Bo’s political dreams were ended in February, when the Chongqing police chief sought asylum in the American consulate in Chengdu, about 180 miles away. The official reportedly revealed to American diplomats that Bo’s wife was involved last November in the murder of a British entrepreneur because of a business dispute. Every week since then, the allegations have piled up with the mystique of a James Bond novel. The New York Times has revealed that Bo even wiretapped the phone calls of the president, Hu Jintao. His son, who finished his Harvard master’s degree in May, will move on to law school in the U.S., while his wife is being held in detention. Bo, meanwhile, has been stripped of party posts and has not been seen in public since the imbroglio began.
In the raucous and unforgiving world of Chinese politics, this sort of drama unfolds every decade or so—although the death of an Englishman has made this episode an unusual international incident. The odder puzzle, though, is how this thuggish plutocrat became so powerful in a country which, by Western stereotypes, is becoming prosperous and modern. The answer is that, for millions of Chinese, it isn’t, a conclusion to be drawn from Gerard Lemos in his rigorous and depressing study of the residents of Chongqing. It is a much-needed and remarkably well-timed glimpse into the underbelly of this Asian tiger, one that reveals the terrible burdens of a growing wealth gap, rising prices, decaying communities, and weakened social safety nets. Lemos offers a view of China outside the glamorous city centers of Beijing and Shanghai, telling the stories that censors keep away from international eyes. In these circumstances it is comprehensible why so many laborers and farmers turned to Bo, in the same way Al Capone was both cruel and admired in Prohibition-era Chicago.
Lemos has worked on community and urban issues around the world and was an acting chairman of the British Council, the semi-independent government arm that promotes British culture worldwide. From 2006 to 2010, he lectured on social policy at the Chongqing Technology and Business University, a job that cultivated his interest in Chinese history and language. His aptitude for this country quickly earned him the trust of locals. When an official expressed his frustration over community disputes, Lemos proposed a plan to measure public opinion toward the government in a country where this sort of information can be hard to find. He created questionnaire cards that asked about the worries and the aspirations of regular people, and gave them out to three hurting neighborhoods. Residents could fill them out anonymously and hang them on “Wish Trees,” fake trees that his team constructed, but that are auspicious in Chinese superstition.

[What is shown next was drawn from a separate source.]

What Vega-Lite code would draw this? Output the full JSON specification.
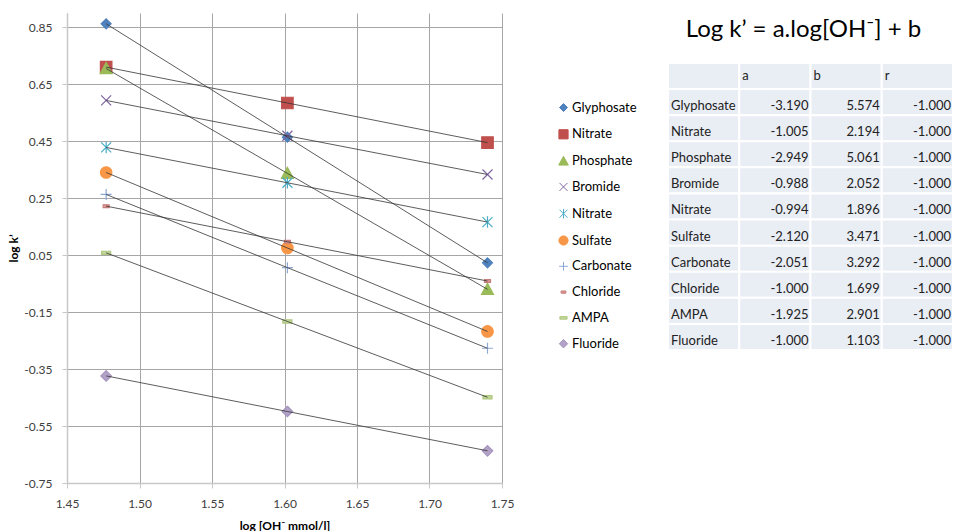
{
  "$schema": "https://vega.github.io/schema/vega-lite/v6.json",
  "padding": {"left": 7, "top": 13, "right": 0, "bottom": 0},
  "config": {
    "locale": {"number": {"decimal": ".", "thousands": ",", "grouping": [3], "currency": ["$", ""], "minus": "-"}},
    "font": "Lato",
    "view": {"stroke": null},
    "legend": {"padding": 0, "labelFont": "Lato", "labelFontSize": 13, "labelColor": "#000000", "symbolSize": 64, "symbolStrokeWidth": 1, "rowPadding": 11.8, "labelOffset": 2}
  },
  "datasets": {
    "pts": [
      {"ion": "Glyphosate", "x": 1.477, "y": 0.862},
      {"ion": "Glyphosate", "x": 1.602, "y": 0.464},
      {"ion": "Glyphosate", "x": 1.740, "y": 0.023},
      {"ion": "Nitrate", "x": 1.477, "y": 0.710},
      {"ion": "Nitrate", "x": 1.602, "y": 0.584},
      {"ion": "Nitrate", "x": 1.740, "y": 0.445},
      {"ion": "Phosphate", "x": 1.477, "y": 0.705},
      {"ion": "Phosphate", "x": 1.602, "y": 0.337},
      {"ion": "Phosphate", "x": 1.740, "y": -0.070},
      {"ion": "Bromide", "x": 1.477, "y": 0.593},
      {"ion": "Bromide", "x": 1.602, "y": 0.469},
      {"ion": "Bromide", "x": 1.740, "y": 0.333},
      {"ion": "Nitrate#2", "x": 1.477, "y": 0.428},
      {"ion": "Nitrate#2", "x": 1.602, "y": 0.304},
      {"ion": "Nitrate#2", "x": 1.740, "y": 0.166},
      {"ion": "Sulfate", "x": 1.477, "y": 0.340},
      {"ion": "Sulfate", "x": 1.602, "y": 0.075},
      {"ion": "Sulfate", "x": 1.740, "y": -0.218},
      {"ion": "Carbonate", "x": 1.477, "y": 0.263},
      {"ion": "Carbonate", "x": 1.602, "y": 0.006},
      {"ion": "Carbonate", "x": 1.740, "y": -0.277},
      {"ion": "Chloride", "x": 1.477, "y": 0.222},
      {"ion": "Chloride", "x": 1.602, "y": 0.097},
      {"ion": "Chloride", "x": 1.740, "y": -0.041},
      {"ion": "AMPA", "x": 1.477, "y": 0.058},
      {"ion": "AMPA", "x": 1.602, "y": -0.183},
      {"ion": "AMPA", "x": 1.740, "y": -0.449},
      {"ion": "Fluoride", "x": 1.477, "y": -0.374},
      {"ion": "Fluoride", "x": 1.602, "y": -0.499},
      {"ion": "Fluoride", "x": 1.740, "y": -0.637}
    ],
    "tbl": [
      {"i": 1, "name": "Glyphosate", "a": -3.190, "b": 5.574, "r": -1.000},
      {"i": 2, "name": "Nitrate", "a": -1.005, "b": 2.194, "r": -1.000},
      {"i": 3, "name": "Phosphate", "a": -2.949, "b": 5.061, "r": -1.000},
      {"i": 4, "name": "Bromide", "a": -0.988, "b": 2.052, "r": -1.000},
      {"i": 5, "name": "Nitrate", "a": -0.994, "b": 1.896, "r": -1.000},
      {"i": 6, "name": "Sulfate", "a": -2.120, "b": 3.471, "r": -1.000},
      {"i": 7, "name": "Carbonate", "a": -2.051, "b": 3.292, "r": -1.000},
      {"i": 8, "name": "Chloride", "a": -1.000, "b": 1.699, "r": -1.000},
      {"i": 9, "name": "AMPA", "a": -1.925, "b": 2.901, "r": -1.000},
      {"i": 10, "name": "Fluoride", "a": -1.000, "b": 1.103, "r": -1.000}
    ],
    "hdr": [
      {"col": "name", "label": ""},
      {"col": "a", "label": "a"},
      {"col": "b", "label": "b"},
      {"col": "r", "label": "r"}
    ]
  },
  "spacing": 30,
  "resolve": {
    "scale": {"x": "independent", "y": "independent", "fill": "independent", "stroke": "independent", "shape": "independent"},
    "legend": {"fill": "independent", "stroke": "independent", "shape": "independent"}
  },
  "hconcat": [
    {
      "width": 435,
      "height": 470,
      "data": {"name": "pts"},
      "layer": [
        {
          "mark": {"type": "point", "filled": true, "size": 100, "strokeWidth": 1.2, "opacity": 1},
          "encoding": {
            "x": {
              "field": "x", "type": "quantitative",
              "scale": {"domain": [1.45, 1.75], "nice": false, "zero": false},
              "axis": {
                "values": [1.45, 1.5, 1.55, 1.6, 1.65, 1.7, 1.75], "format": ".2f",
                "title": "log [OH⁻ mmol/l]",
                "grid": true, "gridColor": "#A6A6A6", "gridWidth": 1,
                "domainColor": "#C8C8C8", "domainWidth": 1.5,
                "tickColor": "#C8C8C8", "tickSize": 5,
                "labelFont": "Lato", "labelFontSize": 12, "labelColor": "#404040", "labelPadding": 10, "labelFlush": false,
                "titleFont": "Lato", "titleFontSize": 12, "titleFontWeight": "bold", "titleColor": "#000000", "titlePadding": 11
              }
            },
            "y": {
              "field": "y", "type": "quantitative",
              "scale": {"domain": [-0.75, 0.9], "nice": false, "zero": false},
              "axis": {
                "values": [-0.75, -0.55, -0.35, -0.15, 0.05, 0.25, 0.45, 0.65, 0.85], "format": ".2f",
                "title": "log k’",
                "grid": true, "gridColor": "#A6A6A6", "gridWidth": 1,
                "domainColor": "#C8C8C8", "domainWidth": 1.5,
                "tickColor": "#C8C8C8", "tickSize": 5,
                "labelFont": "Lato", "labelFontSize": 12, "labelColor": "#404040", "labelPadding": 10,
                "titleFont": "Lato", "titleFontSize": 12, "titleFontWeight": "bold", "titleColor": "#000000", "titlePadding": 3
              }
            },
            "fill": {
              "field": "ion", "type": "nominal",
              "scale": {
                "domain": ["Glyphosate", "Nitrate", "Phosphate", "Bromide", "Nitrate#2", "Sulfate", "Carbonate", "Chloride", "AMPA", "Fluoride"],
                "range": ["#4F81BD", "#C0504D", "#9BBB59", "#8064A2", "#4BACC6", "#F79646", "#8EA9D4", "#D99694", "#C3D69B", "#B3A2C7"]
              },
              "legend": {"orient": "none", "legendX": 490, "legendY": 88, "title": null, "labelExpr": "split(datum.label, '#')[0]"}
            },
            "stroke": {
              "field": "ion", "type": "nominal",
              "scale": {
                "domain": ["Glyphosate", "Nitrate", "Phosphate", "Bromide", "Nitrate#2", "Sulfate", "Carbonate", "Chloride", "AMPA", "Fluoride"],
                "range": ["#4F81BD", "#C0504D", "#9BBB59", "#8064A2", "#4BACC6", "#F79646", "#8EA9D4", "#C77D7B", "#AFC77F", "#A493BD"]
              },
              "legend": {"orient": "none", "legendX": 490, "legendY": 88, "title": null, "labelExpr": "split(datum.label, '#')[0]"}
            },
            "shape": {
              "field": "ion", "type": "nominal",
              "scale": {
                "domain": ["Glyphosate", "Nitrate", "Phosphate", "Bromide", "Nitrate#2", "Sulfate", "Carbonate", "Chloride", "AMPA", "Fluoride"],
                "range": [
                  "M0,-1L1,0L0,1L-1,0Z",
                  "M-1.15,-1.15L1.15,-1.15L1.15,1.15L-1.15,1.15Z",
                  "M0,-1.2L1.2,1L-1.2,1Z",
                  "M-1,-1L1,1M-1,1L1,-1",
                  "M-1,-1L1,1M-1,1L1,-1M0,-1.15L0,1.15",
                  "M1.15,0A1.15,1.15,0,1,1,-1.15,0A1.15,1.15,0,1,1,1.15,0Z",
                  "M-1.1,0L1.1,0M0,-1.1L0,1.1",
                  "M-0.6,-0.28L0.6,-0.28L0.6,0.28L-0.6,0.28Z",
                  "M-0.9,-0.32L0.9,-0.32L0.9,0.32L-0.9,0.32Z",
                  "M0,-1.05L1.05,0L0,1.05L-1.05,0Z"
                ]
              },
              "legend": {"orient": "none", "legendX": 490, "legendY": 88, "title": null, "labelExpr": "split(datum.label, '#')[0]"}
            }
          }
        },
        {
          "mark": {"type": "line", "color": "#333333", "strokeWidth": 0.8},
          "encoding": {
            "x": {"field": "x", "type": "quantitative"},
            "y": {"field": "y", "type": "quantitative"},
            "detail": {"field": "ion"}
          }
        }
      ]
    },
    {
      "width": 285,
      "height": 337,
      "title": {"text": "Log k’ = a.log[OH⁻] + b", "font": "Lato", "fontSize": 24, "fontWeight": "normal", "color": "#000000", "offset": -29, "anchor": "middle", "dx": -7},
      "layer": [
        {
          "data": {"name": "tbl"},
          "encoding": {
            "y": {
              "field": "i", "type": "ordinal",
              "scale": {"type": "band", "domain": [0, 1, 2, 3, 4, 5, 6, 7, 8, 9, 10], "paddingInner": 0, "paddingOuter": 0.958, "align": 1},
              "axis": null
            }
          },
          "layer": [
            {
              "mark": {"type": "rect", "fill": "#E9EDF4", "stroke": "#FFFFFF", "strokeWidth": 2},
              "encoding": {
                "x": {
                  "datum": "name", "type": "nominal",
                  "scale": {"type": "band", "domain": ["name", "a", "b", "r"], "paddingInner": 0, "paddingOuter": 0},
                  "axis": null
                }
              }
            },
            {
              "mark": {"type": "text", "align": "left", "dx": 3, "dy": 4, "fontSize": 13, "font": "Lato", "color": "#222222"},
              "encoding": {
                "x": {"datum": "name", "type": "nominal", "bandPosition": 0},
                "text": {"field": "name"}
              }
            }
          ]
        },
        {
          "data": {"name": "tbl"},
          "transform": [{"fold": ["a", "b", "r"], "as": ["col", "val"]}],
          "encoding": {
            "y": {"field": "i", "type": "ordinal"}
          },
          "layer": [
            {
              "mark": {"type": "rect", "fill": "#E9EDF4", "stroke": "#FFFFFF", "strokeWidth": 2},
              "encoding": {"x": {"field": "col", "type": "nominal"}}
            },
            {
              "mark": {"type": "text", "align": "right", "dx": -2, "dy": 4, "fontSize": 13, "font": "Lato", "color": "#222222"},
              "encoding": {
                "x": {"field": "col", "type": "nominal", "bandPosition": 1},
                "text": {"field": "val", "type": "quantitative", "format": ".3f"}
              }
            }
          ]
        },
        {
          "data": {"name": "hdr"},
          "encoding": {
            "y": {"datum": 0, "type": "ordinal"}
          },
          "layer": [
            {
              "mark": {"type": "rect", "fill": "#E9EDF4", "stroke": "#FFFFFF", "strokeWidth": 2},
              "encoding": {"x": {"field": "col", "type": "nominal"}}
            },
            {
              "mark": {"type": "text", "align": "left", "dx": 3, "fontSize": 13, "font": "Lato", "color": "#222222"},
              "encoding": {
                "x": {"field": "col", "type": "nominal", "bandPosition": 0},
                "text": {"field": "label"}
              }
            }
          ]
        }
      ]
    }
  ]
}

The remarkable part is that Lemos obtained approval to carry out this project in a systematic way, and narrowly avoided losing all his responses to confiscations. The face-conscious Communist Party is nervous about revealing public opinion to the outside world, preferring to commission the state-run news agency Xinhua to compile these secret reports. This book is thus an intelligence-gathering project, too.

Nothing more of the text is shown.